→ **Work instructions**
Drop every picture, then transcribe the remaining data exactly.
---------- Information supplied ----------
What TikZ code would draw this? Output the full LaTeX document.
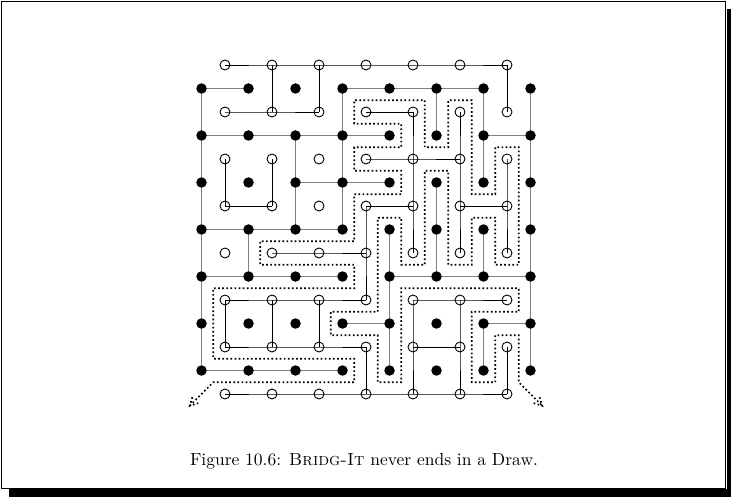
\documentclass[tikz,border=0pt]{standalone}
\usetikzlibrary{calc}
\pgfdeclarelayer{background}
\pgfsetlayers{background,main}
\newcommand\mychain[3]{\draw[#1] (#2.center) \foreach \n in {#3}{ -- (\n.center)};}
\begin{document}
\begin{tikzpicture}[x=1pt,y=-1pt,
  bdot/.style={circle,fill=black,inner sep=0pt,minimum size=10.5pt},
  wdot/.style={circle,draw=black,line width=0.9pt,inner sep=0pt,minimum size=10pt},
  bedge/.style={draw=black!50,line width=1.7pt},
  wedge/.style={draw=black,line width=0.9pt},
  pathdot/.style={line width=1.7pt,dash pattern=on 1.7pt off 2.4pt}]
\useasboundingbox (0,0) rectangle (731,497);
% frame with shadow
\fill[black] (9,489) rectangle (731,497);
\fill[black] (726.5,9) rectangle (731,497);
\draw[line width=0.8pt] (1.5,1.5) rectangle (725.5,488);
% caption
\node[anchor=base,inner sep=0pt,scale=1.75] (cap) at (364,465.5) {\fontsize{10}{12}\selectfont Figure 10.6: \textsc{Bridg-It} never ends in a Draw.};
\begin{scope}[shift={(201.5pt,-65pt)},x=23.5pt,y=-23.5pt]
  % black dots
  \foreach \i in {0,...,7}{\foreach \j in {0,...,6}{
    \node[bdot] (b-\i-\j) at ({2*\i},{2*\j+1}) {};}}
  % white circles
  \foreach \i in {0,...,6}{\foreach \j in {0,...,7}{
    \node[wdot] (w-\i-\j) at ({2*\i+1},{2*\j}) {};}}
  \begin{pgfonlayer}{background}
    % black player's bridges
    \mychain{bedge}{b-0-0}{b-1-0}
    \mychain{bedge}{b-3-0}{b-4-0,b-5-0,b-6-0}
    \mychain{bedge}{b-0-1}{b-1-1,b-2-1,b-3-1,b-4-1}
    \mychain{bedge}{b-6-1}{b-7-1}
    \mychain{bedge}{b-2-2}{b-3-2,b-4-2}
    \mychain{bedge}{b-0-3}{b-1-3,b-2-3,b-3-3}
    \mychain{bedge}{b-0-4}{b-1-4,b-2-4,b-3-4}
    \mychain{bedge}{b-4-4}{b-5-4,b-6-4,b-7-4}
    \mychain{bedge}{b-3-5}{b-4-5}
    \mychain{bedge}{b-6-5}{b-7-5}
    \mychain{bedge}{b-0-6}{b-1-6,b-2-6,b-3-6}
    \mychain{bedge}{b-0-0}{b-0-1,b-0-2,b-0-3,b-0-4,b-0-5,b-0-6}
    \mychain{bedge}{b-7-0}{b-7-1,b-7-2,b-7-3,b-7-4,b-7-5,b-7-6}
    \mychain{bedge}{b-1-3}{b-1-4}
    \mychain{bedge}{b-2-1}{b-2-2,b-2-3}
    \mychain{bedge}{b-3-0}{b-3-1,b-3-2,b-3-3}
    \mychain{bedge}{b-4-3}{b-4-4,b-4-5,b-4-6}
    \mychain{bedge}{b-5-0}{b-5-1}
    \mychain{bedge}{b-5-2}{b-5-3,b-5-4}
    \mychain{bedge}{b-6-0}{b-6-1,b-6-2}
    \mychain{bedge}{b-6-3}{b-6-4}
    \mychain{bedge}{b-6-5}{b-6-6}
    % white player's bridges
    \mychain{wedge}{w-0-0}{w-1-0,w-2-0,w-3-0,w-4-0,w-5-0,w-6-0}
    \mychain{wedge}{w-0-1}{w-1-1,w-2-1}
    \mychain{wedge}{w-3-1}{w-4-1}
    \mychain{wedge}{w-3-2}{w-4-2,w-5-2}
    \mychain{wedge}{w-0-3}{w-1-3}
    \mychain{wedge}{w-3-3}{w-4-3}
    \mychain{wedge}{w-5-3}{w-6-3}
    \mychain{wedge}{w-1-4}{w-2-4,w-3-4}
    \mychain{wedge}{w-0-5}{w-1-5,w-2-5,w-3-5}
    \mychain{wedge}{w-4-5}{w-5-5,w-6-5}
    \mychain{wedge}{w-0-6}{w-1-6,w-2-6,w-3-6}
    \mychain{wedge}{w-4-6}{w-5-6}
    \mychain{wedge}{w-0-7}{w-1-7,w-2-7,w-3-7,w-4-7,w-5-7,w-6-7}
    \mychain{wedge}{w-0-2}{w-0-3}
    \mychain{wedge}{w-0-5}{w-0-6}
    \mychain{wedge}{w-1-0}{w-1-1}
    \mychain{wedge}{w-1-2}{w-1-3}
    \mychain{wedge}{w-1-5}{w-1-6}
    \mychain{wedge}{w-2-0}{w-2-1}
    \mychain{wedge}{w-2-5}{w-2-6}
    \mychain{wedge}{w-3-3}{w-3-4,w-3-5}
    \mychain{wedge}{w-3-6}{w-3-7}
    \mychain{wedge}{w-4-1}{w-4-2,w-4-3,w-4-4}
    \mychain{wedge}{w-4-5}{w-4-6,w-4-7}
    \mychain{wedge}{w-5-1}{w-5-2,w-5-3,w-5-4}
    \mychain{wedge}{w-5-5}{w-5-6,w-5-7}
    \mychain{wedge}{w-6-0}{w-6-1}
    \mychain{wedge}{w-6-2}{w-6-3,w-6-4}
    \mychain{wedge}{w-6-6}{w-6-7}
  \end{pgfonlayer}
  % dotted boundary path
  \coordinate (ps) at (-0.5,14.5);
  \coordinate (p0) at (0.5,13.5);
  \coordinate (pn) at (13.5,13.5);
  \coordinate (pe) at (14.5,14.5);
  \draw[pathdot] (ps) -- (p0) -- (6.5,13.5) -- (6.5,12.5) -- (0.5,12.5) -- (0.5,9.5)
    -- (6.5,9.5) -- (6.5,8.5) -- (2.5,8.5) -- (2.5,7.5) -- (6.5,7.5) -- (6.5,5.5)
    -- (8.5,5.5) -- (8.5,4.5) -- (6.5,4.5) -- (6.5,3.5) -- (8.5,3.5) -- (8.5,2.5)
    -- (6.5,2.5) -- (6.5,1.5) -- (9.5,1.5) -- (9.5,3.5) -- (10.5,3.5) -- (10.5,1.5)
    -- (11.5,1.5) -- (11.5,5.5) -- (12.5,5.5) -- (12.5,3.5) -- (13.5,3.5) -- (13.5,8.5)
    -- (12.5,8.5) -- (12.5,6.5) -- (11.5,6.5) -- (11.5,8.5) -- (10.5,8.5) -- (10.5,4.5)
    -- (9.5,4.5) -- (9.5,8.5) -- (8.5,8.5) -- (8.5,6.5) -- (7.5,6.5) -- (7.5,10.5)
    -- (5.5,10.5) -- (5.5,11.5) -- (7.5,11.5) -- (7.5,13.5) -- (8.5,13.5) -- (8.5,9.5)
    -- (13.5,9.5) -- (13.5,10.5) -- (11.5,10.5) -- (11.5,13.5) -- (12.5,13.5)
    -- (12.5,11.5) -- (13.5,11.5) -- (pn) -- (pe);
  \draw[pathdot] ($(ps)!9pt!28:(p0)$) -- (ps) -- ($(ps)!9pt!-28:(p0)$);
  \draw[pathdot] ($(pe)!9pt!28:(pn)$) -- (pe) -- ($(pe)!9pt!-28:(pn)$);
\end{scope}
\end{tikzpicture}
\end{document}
----------
→ **Exercise answer**
What TikZ code would draw this? Output the full LaTeX document.
\documentclass[tikz,border=0pt]{standalone}
\usetikzlibrary{calc}
\pgfdeclarelayer{background}
\pgfsetlayers{background,main}
\newcommand\mychain[3]{\draw[#1] (#2.center) \foreach \n in {#3}{ -- (\n.center)};}
\begin{document}
\begin{tikzpicture}[x=1pt,y=-1pt,
  bdot/.style={circle,fill=black,inner sep=0pt,minimum size=10.5pt},
  wdot/.style={circle,draw=black,line width=0.9pt,inner sep=0pt,minimum size=10pt},
  bedge/.style={draw=black!50,line width=1.7pt},
  wedge/.style={draw=black,line width=0.9pt},
  pathdot/.style={line width=1.7pt,dash pattern=on 1.7pt off 2.4pt}]
\useasboundingbox (0,0) rectangle (731,497);
% frame with shadow
\fill[black] (9,489) rectangle (731,497);
\fill[black] (726.5,9) rectangle (731,497);
\draw[line width=0.8pt] (1.5,1.5) rectangle (725.5,488);
% caption
\node[anchor=base,inner sep=0pt,scale=1.75] (cap) at (364,465.5) {\fontsize{10}{12}\selectfont Figure 10.6: \textsc{Bridg-It} never ends in a Draw.};
\begin{scope}[shift={(201.5pt,-65pt)},x=23.5pt,y=-23.5pt]
  % black dots
  \foreach \i in {0,...,7}{\foreach \j in {0,...,6}{
    \node[bdot] (b-\i-\j) at ({2*\i},{2*\j+1}) {};}}
  % white circles
  \foreach \i in {0,...,6}{\foreach \j in {0,...,7}{
    \node[wdot] (w-\i-\j) at ({2*\i+1},{2*\j}) {};}}
  \begin{pgfonlayer}{background}
    % black player's bridges
    \mychain{bedge}{b-0-0}{b-1-0}
    \mychain{bedge}{b-3-0}{b-4-0,b-5-0,b-6-0}
    \mychain{bedge}{b-0-1}{b-1-1,b-2-1,b-3-1,b-4-1}
    \mychain{bedge}{b-6-1}{b-7-1}
    \mychain{bedge}{b-2-2}{b-3-2,b-4-2}
    \mychain{bedge}{b-0-3}{b-1-3,b-2-3,b-3-3}
    \mychain{bedge}{b-0-4}{b-1-4,b-2-4,b-3-4}
    \mychain{bedge}{b-4-4}{b-5-4,b-6-4,b-7-4}
    \mychain{bedge}{b-3-5}{b-4-5}
    \mychain{bedge}{b-6-5}{b-7-5}
    \mychain{bedge}{b-0-6}{b-1-6,b-2-6,b-3-6}
    \mychain{bedge}{b-0-0}{b-0-1,b-0-2,b-0-3,b-0-4,b-0-5,b-0-6}
    \mychain{bedge}{b-7-0}{b-7-1,b-7-2,b-7-3,b-7-4,b-7-5,b-7-6}
    \mychain{bedge}{b-1-3}{b-1-4}
    \mychain{bedge}{b-2-1}{b-2-2,b-2-3}
    \mychain{bedge}{b-3-0}{b-3-1,b-3-2,b-3-3}
    \mychain{bedge}{b-4-3}{b-4-4,b-4-5,b-4-6}
    \mychain{bedge}{b-5-0}{b-5-1}
    \mychain{bedge}{b-5-2}{b-5-3,b-5-4}
    \mychain{bedge}{b-6-0}{b-6-1,b-6-2}
    \mychain{bedge}{b-6-3}{b-6-4}
    \mychain{bedge}{b-6-5}{b-6-6}
    % white player's bridges
    \mychain{wedge}{w-0-0}{w-1-0,w-2-0,w-3-0,w-4-0,w-5-0,w-6-0}
    \mychain{wedge}{w-0-1}{w-1-1,w-2-1}
    \mychain{wedge}{w-3-1}{w-4-1}
    \mychain{wedge}{w-3-2}{w-4-2,w-5-2}
    \mychain{wedge}{w-0-3}{w-1-3}
    \mychain{wedge}{w-3-3}{w-4-3}
    \mychain{wedge}{w-5-3}{w-6-3}
    \mychain{wedge}{w-1-4}{w-2-4,w-3-4}
    \mychain{wedge}{w-0-5}{w-1-5,w-2-5,w-3-5}
    \mychain{wedge}{w-4-5}{w-5-5,w-6-5}
    \mychain{wedge}{w-0-6}{w-1-6,w-2-6,w-3-6}
    \mychain{wedge}{w-4-6}{w-5-6}
    \mychain{wedge}{w-0-7}{w-1-7,w-2-7,w-3-7,w-4-7,w-5-7,w-6-7}
    \mychain{wedge}{w-0-2}{w-0-3}
    \mychain{wedge}{w-0-5}{w-0-6}
    \mychain{wedge}{w-1-0}{w-1-1}
    \mychain{wedge}{w-1-2}{w-1-3}
    \mychain{wedge}{w-1-5}{w-1-6}
    \mychain{wedge}{w-2-0}{w-2-1}
    \mychain{wedge}{w-2-5}{w-2-6}
    \mychain{wedge}{w-3-3}{w-3-4,w-3-5}
    \mychain{wedge}{w-3-6}{w-3-7}
    \mychain{wedge}{w-4-1}{w-4-2,w-4-3,w-4-4}
    \mychain{wedge}{w-4-5}{w-4-6,w-4-7}
    \mychain{wedge}{w-5-1}{w-5-2,w-5-3,w-5-4}
    \mychain{wedge}{w-5-5}{w-5-6,w-5-7}
    \mychain{wedge}{w-6-0}{w-6-1}
    \mychain{wedge}{w-6-2}{w-6-3,w-6-4}
    \mychain{wedge}{w-6-6}{w-6-7}
  \end{pgfonlayer}
  % dotted boundary path
  \coordinate (ps) at (-0.5,14.5);
  \coordinate (p0) at (0.5,13.5);
  \coordinate (pn) at (13.5,13.5);
  \coordinate (pe) at (14.5,14.5);
  \draw[pathdot] (ps) -- (p0) -- (6.5,13.5) -- (6.5,12.5) -- (0.5,12.5) -- (0.5,9.5)
    -- (6.5,9.5) -- (6.5,8.5) -- (2.5,8.5) -- (2.5,7.5) -- (6.5,7.5) -- (6.5,5.5)
    -- (8.5,5.5) -- (8.5,4.5) -- (6.5,4.5) -- (6.5,3.5) -- (8.5,3.5) -- (8.5,2.5)
    -- (6.5,2.5) -- (6.5,1.5) -- (9.5,1.5) -- (9.5,3.5) -- (10.5,3.5) -- (10.5,1.5)
    -- (11.5,1.5) -- (11.5,5.5) -- (12.5,5.5) -- (12.5,3.5) -- (13.5,3.5) -- (13.5,8.5)
    -- (12.5,8.5) -- (12.5,6.5) -- (11.5,6.5) -- (11.5,8.5) -- (10.5,8.5) -- (10.5,4.5)
    -- (9.5,4.5) -- (9.5,8.5) -- (8.5,8.5) -- (8.5,6.5) -- (7.5,6.5) -- (7.5,10.5)
    -- (5.5,10.5) -- (5.5,11.5) -- (7.5,11.5) -- (7.5,13.5) -- (8.5,13.5) -- (8.5,9.5)
    -- (13.5,9.5) -- (13.5,10.5) -- (11.5,10.5) -- (11.5,13.5) -- (12.5,13.5)
    -- (12.5,11.5) -- (13.5,11.5) -- (pn) -- (pe);
  \draw[pathdot] ($(ps)!9pt!28:(p0)$) -- (ps) -- ($(ps)!9pt!-28:(p0)$);
  \draw[pathdot] ($(pe)!9pt!28:(pn)$) -- (pe) -- ($(pe)!9pt!-28:(pn)$);
\end{scope}
\end{tikzpicture}
\end{document}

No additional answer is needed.